Additionally, the long-term consequences of changing transportation systems might be felt differently in the commercial versus the residential sectors. Pattison thinks that the potential implications of changing transportation networks on the office market might not be as apparent as they are on the residential market due to the ever-changing needs of large office users. “In the case of the office sector, the impacts will be further out, in part because office users don’t have perfect information of what their own demands are; they don’t necessarily know where their workers live or how their workers are getting to and from work,” he said. “They therefore might not be able to reflect changing transportation networks in leasing decisions as quickly as an apartment user, who has a better handle on what their own driving or public transit habits are. It’s really a function of the tenants themselves.” One of the main factors impacting companies’ inabilities to reacted more quickly to these changes in transportation is the fact that they are signing longer-term leases, meaning that it might take them longer to make the transition to a new location.

Due to the myriad of advances in the technological field, the future might also be uncertain for the traditional office parks. “The other impact is what happens to suburban office parks as a result of this. I think there are winners and losers. Some have large parking fields and are well-located next to highways,” Pattison said. “These are going to be strong candidates for mixed-use developments. But you only need so much density. We do think the suburbs will grow more dense because people are still attracted to the amenity-rich environment that you can create with dense, mixed-use projects, but not every suburban office park will succeed in that way.”

And while many of the changes occurring in the world of transportation are due to the advent and more widespread application of new technologies, the state of existing roadway infrastructure—and the potential limitations that this infrastructure represents—means that the full benefits of these technological advances might not be felt for some time, according to Pattison. “There are two competing dynamics. On one hand, residents who switch from public transit to ride-sharing are creating more demand for roadway infrastructure,” he said. “On the other hand, residents who switch from driving themselves to ride-sharing reduce demand for roadway infrastructure. I think overall infrastructure changes will vary substantially by market, and by local areas within a market.” Pattison thinks that if congestion does increase, cities and municipalities can continue to implement toll roads and carpooling lanes to encourage more ride sharing, and perhaps even create self-driving car lanes in the future.

Regional differences—and the existing public transportation infrastructure in these different areas—will continue to play a role. “The speed of change will be affected by a lot of things that aren’t technology-related. There are some markets right now that are primarily suburban or they just don’t have extensive transit systems,” Ruggiero said. “In places like Boston and New York that have really good transit systems, [these changes] will have an even bigger impact, because [they] will help reshape the suburban markets of those metros.”
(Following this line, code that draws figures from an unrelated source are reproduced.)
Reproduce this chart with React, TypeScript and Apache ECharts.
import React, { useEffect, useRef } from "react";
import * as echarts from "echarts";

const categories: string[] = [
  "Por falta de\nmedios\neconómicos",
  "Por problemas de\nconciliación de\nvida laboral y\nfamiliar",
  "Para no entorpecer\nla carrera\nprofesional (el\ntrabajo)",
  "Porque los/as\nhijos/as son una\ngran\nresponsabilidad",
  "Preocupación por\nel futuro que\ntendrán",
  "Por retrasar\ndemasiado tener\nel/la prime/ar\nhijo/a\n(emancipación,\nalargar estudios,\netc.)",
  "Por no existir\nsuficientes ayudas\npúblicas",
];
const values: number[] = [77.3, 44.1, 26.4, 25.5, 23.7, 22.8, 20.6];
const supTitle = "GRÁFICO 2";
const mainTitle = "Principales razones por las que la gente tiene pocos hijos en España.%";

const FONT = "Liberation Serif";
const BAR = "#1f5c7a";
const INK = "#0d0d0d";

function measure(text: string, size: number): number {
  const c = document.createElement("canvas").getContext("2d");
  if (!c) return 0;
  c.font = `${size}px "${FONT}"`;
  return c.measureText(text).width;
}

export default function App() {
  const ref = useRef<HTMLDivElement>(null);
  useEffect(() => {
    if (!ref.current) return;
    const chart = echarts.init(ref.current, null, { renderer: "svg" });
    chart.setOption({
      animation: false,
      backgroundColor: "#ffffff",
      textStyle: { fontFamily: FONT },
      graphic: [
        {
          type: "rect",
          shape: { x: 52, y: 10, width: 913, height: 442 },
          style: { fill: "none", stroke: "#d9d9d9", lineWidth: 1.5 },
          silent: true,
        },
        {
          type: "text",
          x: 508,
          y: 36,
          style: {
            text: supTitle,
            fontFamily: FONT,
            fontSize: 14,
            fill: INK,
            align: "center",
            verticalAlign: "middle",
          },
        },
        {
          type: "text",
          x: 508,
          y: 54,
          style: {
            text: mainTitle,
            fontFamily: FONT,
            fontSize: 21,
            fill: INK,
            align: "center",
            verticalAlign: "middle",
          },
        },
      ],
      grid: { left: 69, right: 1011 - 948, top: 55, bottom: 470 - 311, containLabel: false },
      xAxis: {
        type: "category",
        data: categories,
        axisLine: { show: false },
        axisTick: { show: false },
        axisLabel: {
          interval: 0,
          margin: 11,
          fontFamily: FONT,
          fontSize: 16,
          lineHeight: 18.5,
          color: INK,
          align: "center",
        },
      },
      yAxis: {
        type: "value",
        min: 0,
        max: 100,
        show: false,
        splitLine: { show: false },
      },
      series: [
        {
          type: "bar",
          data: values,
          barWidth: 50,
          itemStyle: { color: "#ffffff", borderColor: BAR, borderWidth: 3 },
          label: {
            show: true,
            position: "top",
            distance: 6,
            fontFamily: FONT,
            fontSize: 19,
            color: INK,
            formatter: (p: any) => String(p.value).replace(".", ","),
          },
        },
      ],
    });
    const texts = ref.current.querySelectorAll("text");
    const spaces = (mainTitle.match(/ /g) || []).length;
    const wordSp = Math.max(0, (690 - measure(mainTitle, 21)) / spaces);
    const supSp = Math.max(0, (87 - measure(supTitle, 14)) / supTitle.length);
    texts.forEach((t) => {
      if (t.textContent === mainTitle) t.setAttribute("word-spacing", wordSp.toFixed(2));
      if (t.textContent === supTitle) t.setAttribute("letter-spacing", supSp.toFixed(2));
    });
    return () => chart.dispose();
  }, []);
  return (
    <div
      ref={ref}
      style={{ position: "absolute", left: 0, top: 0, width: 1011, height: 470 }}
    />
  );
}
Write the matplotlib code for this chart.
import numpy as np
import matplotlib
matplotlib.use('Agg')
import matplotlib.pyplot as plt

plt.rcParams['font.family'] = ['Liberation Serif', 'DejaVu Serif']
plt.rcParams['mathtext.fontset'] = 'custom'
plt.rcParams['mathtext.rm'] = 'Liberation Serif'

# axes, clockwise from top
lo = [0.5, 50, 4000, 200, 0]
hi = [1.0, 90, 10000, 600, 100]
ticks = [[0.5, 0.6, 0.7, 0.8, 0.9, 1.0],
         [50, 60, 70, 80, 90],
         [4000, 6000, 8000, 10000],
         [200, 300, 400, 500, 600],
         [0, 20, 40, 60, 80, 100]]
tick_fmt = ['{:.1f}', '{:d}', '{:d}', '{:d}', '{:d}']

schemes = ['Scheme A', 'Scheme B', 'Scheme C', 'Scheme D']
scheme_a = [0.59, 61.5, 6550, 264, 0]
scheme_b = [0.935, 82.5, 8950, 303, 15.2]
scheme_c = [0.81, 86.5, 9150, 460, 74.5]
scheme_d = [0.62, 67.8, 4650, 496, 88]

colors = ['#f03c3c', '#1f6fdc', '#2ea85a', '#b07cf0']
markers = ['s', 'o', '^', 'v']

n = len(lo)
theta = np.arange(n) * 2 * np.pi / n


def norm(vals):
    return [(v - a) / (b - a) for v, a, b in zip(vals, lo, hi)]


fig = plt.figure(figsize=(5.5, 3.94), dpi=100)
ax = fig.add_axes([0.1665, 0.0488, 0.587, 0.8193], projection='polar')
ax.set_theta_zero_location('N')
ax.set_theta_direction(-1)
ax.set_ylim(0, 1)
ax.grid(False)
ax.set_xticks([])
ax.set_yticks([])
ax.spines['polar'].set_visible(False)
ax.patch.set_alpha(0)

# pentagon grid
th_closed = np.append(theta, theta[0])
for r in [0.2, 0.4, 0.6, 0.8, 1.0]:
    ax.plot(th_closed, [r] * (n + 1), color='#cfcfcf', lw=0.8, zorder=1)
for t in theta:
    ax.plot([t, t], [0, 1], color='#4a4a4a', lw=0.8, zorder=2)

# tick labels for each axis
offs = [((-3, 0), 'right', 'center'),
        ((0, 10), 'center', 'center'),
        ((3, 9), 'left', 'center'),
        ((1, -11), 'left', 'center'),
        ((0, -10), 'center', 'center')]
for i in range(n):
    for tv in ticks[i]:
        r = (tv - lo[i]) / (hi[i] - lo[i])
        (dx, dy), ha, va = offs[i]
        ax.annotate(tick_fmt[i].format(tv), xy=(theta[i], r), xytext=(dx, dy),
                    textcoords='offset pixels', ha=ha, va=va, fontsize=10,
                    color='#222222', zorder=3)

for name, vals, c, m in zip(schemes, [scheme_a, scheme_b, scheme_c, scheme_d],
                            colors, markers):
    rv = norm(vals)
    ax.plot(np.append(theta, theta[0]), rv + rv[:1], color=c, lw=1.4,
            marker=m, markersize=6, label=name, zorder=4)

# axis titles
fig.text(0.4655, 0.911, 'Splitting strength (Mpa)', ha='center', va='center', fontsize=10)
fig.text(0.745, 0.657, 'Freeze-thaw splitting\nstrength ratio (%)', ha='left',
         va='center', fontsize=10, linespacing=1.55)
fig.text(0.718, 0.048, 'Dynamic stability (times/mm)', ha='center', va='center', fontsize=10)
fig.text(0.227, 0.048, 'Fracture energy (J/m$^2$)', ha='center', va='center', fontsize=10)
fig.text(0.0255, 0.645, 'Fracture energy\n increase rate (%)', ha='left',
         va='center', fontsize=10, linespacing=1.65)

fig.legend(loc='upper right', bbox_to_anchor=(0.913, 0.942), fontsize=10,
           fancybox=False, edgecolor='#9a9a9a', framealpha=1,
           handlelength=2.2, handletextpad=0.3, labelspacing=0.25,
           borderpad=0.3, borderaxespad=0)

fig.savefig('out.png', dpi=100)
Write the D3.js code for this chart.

Even with the rise of new technologies that could have potential short-term implications, real estate investors’ awareness of the longer time-frame nevertheless remains paramount, according to Ruggiero. “When we talk about these things, they are relatively long-term topics, but those years pass quickly. So if you’re not thinking long-term about these issues, you risk getting left behind,” he said. “Once the landscape starts to shift, you want to know which way it’s going and be aware of the exit risks when you’re making an investment. That means you have to think 5 to 10 years out.”